20 de Octubre, razones de un acto de fe

Junto al batallar de los Caballero (José Agustín y José de la Luz) por dotar a la escuela de los textos y métodos escolares más modernos para su época; a la labor persuasiva de Arango y Parreño por insertarnos en el mercado que enlazaba a Europa con los Estado Unidos y liberarnos de ese modo de la tiranía comercial española y de la esclavitud como base de toda la producción; a los sólidos argumentos expuestos por José Antonio Saco contra los que preconizaban el anexionismo como vía para separarnos del coloniaje español; junto a la obra llevada adelante por el presbítero Varela para hacer realidad el ideal de independencia, lucha armada mediante, y la reafirmación identitaria de cubanos forjados en el libre pensamiento; el sentimiento de nacionalidad encontró cabida asimismo en los dolientes versos de José María Heredia, en las plegarias líricas de Plácido, en el verso robusto de la Avellaneda, en las décimas ‘cubanísimas’ de Fornaris y el Cucalambé, en el remanso trovadoresco del futuro Padre de la Patria, así como en las revelaciones crudas y acusadoras de los males del esclavismo contadas por los mejores novelistas del XIX, a lo que se le sumaba entonces «el planazo descolonizador» de La Demajagua, salido del puño férreo de un hombre de acción volcánica.

No fue el Grito de Yara una bravata para zarandear el dominio despótico ibérico, para que admitiera como buenas las reformas demandadas, por años, por los criollos; fue el inicio de un proyecto madurado en la urgencia del momento y apuntalado en su espíritu de cubanía total en medio de la manigua redentora.

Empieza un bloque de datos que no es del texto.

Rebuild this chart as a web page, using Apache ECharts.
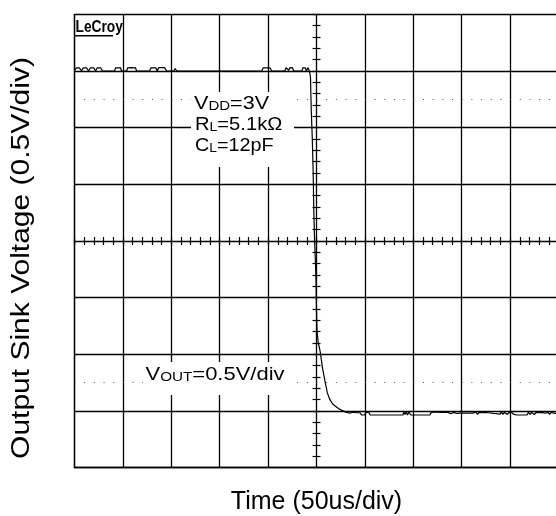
<!DOCTYPE html>
<html>
<head>
	<meta charset="utf-8">
	<script src="https://cdn.jsdelivr.net/npm/echarts@6.0.0/dist/echarts.min.js"></script>
	<style>
		html, body { margin:0; padding:0; background:#fff; }
		#chart { width:556px; height:516px; }
	</style>
</head>
<body>
<div id="chart"></div>
<script>
	// scope trace, time in us, voltage in V (0.5V/div, 50us/div)
	var highTrace = [
		[-250, 3.005], [-248, 3.028], [-245, 3.028], [-242.7, 3.0], [-241, 3.028],
		[-237.5, 3.028], [-235.5, 3.0], [-233.5, 3.028], [-230, 3.028], [-228.2, 3.0],
		[-226.5, 3.028], [-223, 3.028], [-221, 3.0],
		[-208.6, 3.0], [-207.5, 3.028], [-202.5, 3.028], [-201.4, 3.0],
		[-196.2, 3.0], [-195, 3.028], [-191.5, 3.03], [-187, 3.028], [-185.8, 3.0],
		[-172.4, 3.0], [-171, 3.028], [-166, 3.028], [-164.5, 3.0], [-163, 3.03],
		[-157, 3.03], [-154.8, 3.0],
		[-147.6, 3.0], [-146, 3.022], [-144.4, 3.0],
		[-56.6, 3.0], [-55, 3.028], [-48, 3.028], [-46.3, 3.0],
		[-32.8, 3.0], [-31.5, 3.028], [-29.5, 3.028], [-28.7, 3.005], [-27.6, 3.028],
		[-25, 3.03], [-23.5, 3.0],
		[-15.2, 3.0], [-14, 3.028], [-11.5, 3.028], [-10.5, 3.0], [-9.5, 3.0],
		[-8.6, 3.03], [-7.4, 3.03]
	];
	var fallTrace = [
		[-6.8, 2.98], [-6.2, 2.94], [-5.4, 2.65], [-4.3, 2.39], [-3.5, 2.13],
		[-2.8, 1.77], [-2.0, 1.51], [-1.0, 1.29], [-0.4, 1.11], [0, 0.89],
		[0.5, 0.71], [1.7, 0.61], [3.9, 0.52], [6.0, 0.39], [8.6, 0.27],
		[11.2, 0.16], [13.8, 0.10], [16.9, 0.06], [22.0, 0.026], [25.1, 0.01],
		[30.3, -0.01], [34.4, -0.02]
	];
	var lowTrace = [
		[37, -0.01], [41, -0.015], [44.8, -0.015], [46.5, -0.035], [48, -0.02],
		[49.5, -0.035], [51, -0.015], [52.5, -0.03], [54, -0.01], [55.5, -0.035],
		[60, -0.035], [89.2, -0.035], [90.3, -0.01], [91.5, -0.03], [92.6, -0.005],
		[94, -0.035], [95.4, -0.01], [97.5, -0.035],
		[117.1, -0.035], [118.6, -0.012], [120.2, -0.028], [121.7, -0.01], [123.3, -0.026],
		[124.9, -0.01], [126.4, -0.025], [128, -0.012], [129.5, -0.022], [131, -0.01],
		[133, -0.02], [135.7, -0.012], [138.8, -0.024], [141.9, -0.012], [145, -0.022],
		[148.2, -0.018], [161.6, -0.018], [163.2, -0.03], [164.7, -0.01], [166.3, -0.03],
		[167.8, -0.012], [170.9, -0.015], [172.5, -0.03], [174, -0.012], [177.1, -0.015],
		[179, -0.028], [189.5, -0.028], [191, -0.01], [192.6, -0.03], [194.1, -0.012],
		[195.7, -0.015], [197.3, -0.03], [198.8, -0.012], [201.9, -0.015], [204, -0.03],
		[207, -0.035], [217.5, -0.035], [219, -0.012], [220.6, -0.03], [222.1, -0.012],
		[223.7, -0.015], [225.3, -0.03], [226.8, -0.012], [229.9, -0.015], [231.5, -0.03],
		[233, -0.012], [236.1, -0.02], [239.2, -0.012], [240.8, -0.03], [242.3, -0.012],
		[245.4, -0.02], [247, -0.03], [250, -0.015]
	];
	var trace = highTrace.concat(fallTrace, lowTrace);

	var timeRange = [-250, 250];   // 10 div x 50us
	var voltRange = [-0.5, 3.5];   // 8 div x 0.5V
	var dotLevels = [2.75, 0.25];  // dotted rows of the scope graticule

	var gridLeft = 74.5, gridTop = 14.3, gridW = 484, gridH = 453.4;

	var chart = echarts.init(document.getElementById('chart'), null, {renderer: 'canvas'});

	var gridLine = {show: true, lineStyle: {color: '#000', width: 1.3}};
	var noteRich = {
		b: {fontSize: 18, fill: '#000', verticalAlign: 'bottom', lineHeight: 20},
		s: {fontSize: 12.5, fill: '#000', verticalAlign: 'bottom', lineHeight: 20}
	};
	function note(text, x, y, sx) {
		return {
			type: 'text', z: 101, x: x, y: y, scaleX: sx,
			style: {text: text, verticalAlign: 'middle', rich: noteRich}
		};
	}

	option = {
		animation: false,
		backgroundColor: '#fff',
		textStyle: {fontFamily: 'Liberation Sans, Arial, sans-serif', color: '#000'},
		grid: {
			left: gridLeft,
			top: gridTop,
			width: gridW,
			height: gridH,
			outerBoundsMode: 'none',
			containLabel: false
		},
		xAxis: [
			{
				type: 'value',
				min: timeRange[0], max: timeRange[1], interval: 50,
				axisLine: {show: true, onZero: false, lineStyle: {color: '#000', width: 1.3}},
				axisTick: {show: false},
				axisLabel: {show: false},
				splitLine: gridLine,
				name: 'Time (50us/div)',
				nameLocation: 'middle',
				nameGap: 22,
				nameTextStyle: {fontSize: 25, color: '#000'}
			},
			{
				// minor ticks on the centre horizontal line
				type: 'value',
				min: timeRange[0], max: timeRange[1], interval: 10,
				position: 'bottom',
				offset: -(gridH / 2 - 4),
				axisLine: {show: false, onZero: false},
				axisTick: {show: true, inside: true, length: 8, lineStyle: {color: '#000', width: 1.2}},
				axisLabel: {show: false},
				splitLine: {show: false}
			}
		],
		yAxis: [
			{
				type: 'value',
				min: voltRange[0], max: voltRange[1], interval: 0.5,
				axisLine: {show: true, onZero: false, lineStyle: {color: '#000', width: 1.3}},
				axisTick: {show: false},
				axisLabel: {show: false},
				splitLine: gridLine
			},
			{
				// minor ticks on the centre vertical line
				type: 'value',
				min: voltRange[0], max: voltRange[1], interval: 0.1,
				position: 'left',
				offset: -(gridW / 2 - 4),
				axisLine: {show: false, onZero: false},
				axisTick: {show: true, inside: true, length: 8, lineStyle: {color: '#000', width: 1.2}},
				axisLabel: {show: false},
				splitLine: {show: false}
			}
		],
		series: [
			{
				name: 'Vout',
				type: 'line',
				xAxisIndex: 0,
				yAxisIndex: 0,
				data: trace,
				showSymbol: false,
				symbol: 'none',
				silent: true,
				lineStyle: {color: '#000', width: 1.2},
				markLine: {
					silent: true,
					symbol: ['none', 'none'],
					label: {show: false},
					emphasis: {disabled: true},
					lineStyle: {color: '#555', width: 1, type: [1, gridW / 50 - 1]},
					data: dotLevels.map(function (v) { return {yAxis: v}; })
				}
			}
		],
		graphic: [
			{type: 'rect', z: 100, shape: {x: 191, y: 92, width: 103, height: 75}, style: {fill: '#fff'}},
			{type: 'rect', z: 100, shape: {x: 143, y: 362, width: 151, height: 33}, style: {fill: '#fff'}},
			note('{b|V}{s|DD}{b|=3V}', 194, 103, 1.2),
			note('{b|R}{s|L}{b|=5.1kΩ}', 195, 124, 1.12),
			note('{b|C}{s|L}{b|=12pF}', 195, 145, 1.1),
			note('{b|V}{s|OUT}{b|=0.5V/div}', 145.5, 374, 1.22),
			// y axis title, stretched like the original print
			{
				type: 'text', z: 101, x: 22, y: 258, rotation: Math.PI / 2, scaleX: 1.2,
				style: {text: 'Output Sink Voltage (0.5V/div)', fill: '#000', fontSize: 25, align: 'center', verticalAlign: 'middle'}
			},
			// LeCroy mark in the corner
			{
				type: 'text', z: 101, x: 75.5, y: 19.5, scaleX: 0.86,
				style: {text: 'LeCroy', fill: '#000', fontSize: 16, fontWeight: 'bold'}
			},
			{type: 'rect', z: 101, shape: {x: 75, y: 35, width: 38, height: 1.6}, style: {fill: '#000'}}
		]
	};

	chart.setOption(option);
</script>
</body>
</html>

Y fue decisivo ese proyecto ante la primera debacle militar, pues la convicción de Céspedes de que bastaban doce hombreas para hacer la independencia, constituyó el fuelle alentador para no cejar en el empeño de la epopeya; estaba en juego el más luminoso de los senderos patrios hilvanados hasta ese momento.

Cierto, la fatigosa contienda hubiese dado al traste con las aspiraciones de miles de combatientes si ante el Pacto del Zanjón no hubiera tronado el grito de protesta del gigante de bronce en los Mangos de Baraguá. La protesta dejó abierto el reinicio de la Revolución en la batalla incesante de aquel hombre que había nacido sin sol un 28 de enero. El Apóstol, el hombre nuevo, –que reflexionó en la amenaza que significaba el miedo a la raza negra, en el sentimiento español enraizado a ultranza en los cubanos canijos, en el sectarismo ingenuo de los veteranos de la Guerra Grande, en la visión aldeana de los acomodados y en los prejuicios imperiales sobre el sacrificio enorme de los cubanos, que renunciaron a sus fortunas y bienestar económico en pos de la Patria bajo la persuasión de que no se mendigaría más, sino que se conquistaría con el filo del machete en lo más oscuro de la manigua redentora–, hubo de librar una cruzada titánica a favor de mancomunar todos los esfuerzos y poner «alrededor de la estrella, en la bandera nueva, esta fórmula del amor triunfante: Con todos y para el bien de todos».

La obra que los grandes pensadores y próceres forjaron al llamado glorioso del himno nacional, nacido sobre la montura de un corcel de guerra, y bajo el ala del pabellón tricolor, se multiplicó en los versos armoniosos de los poetas de la guerra, escritos a la sombra de las estrellas o de la fronda de las guásimas y en los gritos sangrientos por conquistar toda la justicia. Fue esa obra fundacional (voluntades de muchos), la que salvó a la naciente república, en los albores del siglo pasado, del «yanquilismo infantil» y de toda la podredumbre moral gracias al empuje de esa cultura de resistencia que nos viene, más cerca en el tiempo, de espíritus ilustres como Villena, Mella, Pablo de la Torriente, Antonio Guiteras, Guillén, Marinello, Carpentier, Lezama y el compañero Fidel como líder indiscutible de un período de exacerbación revolucionaria, que trajo para los cubanos la oportunidad de aprehenderse de una dignidad irrebatible.

Sigue siendo esa cultura de la resistencia –la que se fraguó en el melodioso abanico del mestizaje cuando el sudor y la sangre del esclavo, arrancado de a cuajo de su África Subsahariana y lanzado como sacos de carbón a los barracones, resistió todos los embates de la deculturación y preservaron con celo su patrimonio espiritual traído desde las profundidades de la selva para dotar definitivamente a la isla antillana de su color nacional–la que nos sirve como escudo de salvaguarda de la nación ante los peligros de este mundo apocalíptico, apoyada en la obra meritoria de artistas e intelectuales de la vanguardia, difundida dentro y fuera de la isla.

Razones sobran para que el festejo por el Día de la Cultura Nacional siga siendo un acto de fe de todos los cubanos.